Information as an Antidote for Anxiety

Notably, Hawryluck et al. reported that approximately half of respondents expressed feeling like they had not received enough information about methods of controlling home infection. And of those who at least had some information, apparently not everyone was following the recommendations.

The authors note that of particular interest, strict adherence to measures of infection control, including wearing masks more often than recommended, was linked with higher levels of distress. Regarding the reason for this finding, they note that without interviewing the respondents, it is impossible to determine whether people experiencing more baseline levels of distress were more likely to strictly follow methods of infection control, or whether following recommended strategies created higher levels of distress.

The Power of Information

There appear to be several take-aways from this research, which can potentially ease the discomfort of this disruption in routine. First, regarding the value of accurate information, knowledge is power, which can decrease anxiety when families have a working knowledge of precautionary measures that are effective and appropriate.

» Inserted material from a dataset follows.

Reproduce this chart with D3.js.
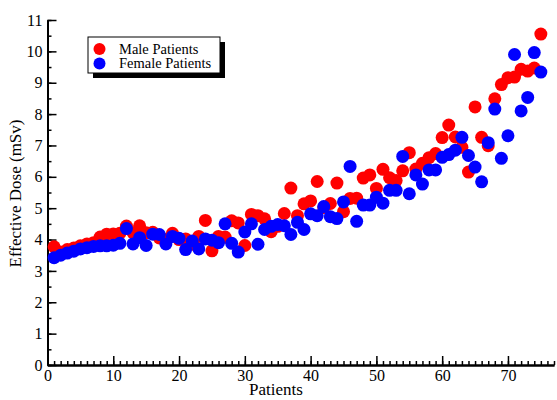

In addition, investing in good technology is money well spent when it can allow employees to work from home. Not only is this true for people who are self-employed, but also because not all employers can provide employees with the equipment necessary to work remotely.

The underlying theme is that when it comes to acquiring information, proactivity does not breed paranoia, but preparedness. Authoritative, sound advice from expert sources will allow families to shelter in place while remaining sane, and financially sound.


[i] Laura Hawryluck, Wayne L. Gold, Susan Robinson, Stephen Pogorski, Sandro Galea, and Rima Styra, “SARS Control and Psychological Effects of Quarantine, Toronto, Canada,” Emerg Infect Dis. 2004 Jul; 10(7): 1206–1212. DOI: 10.3201/eid1007.030703.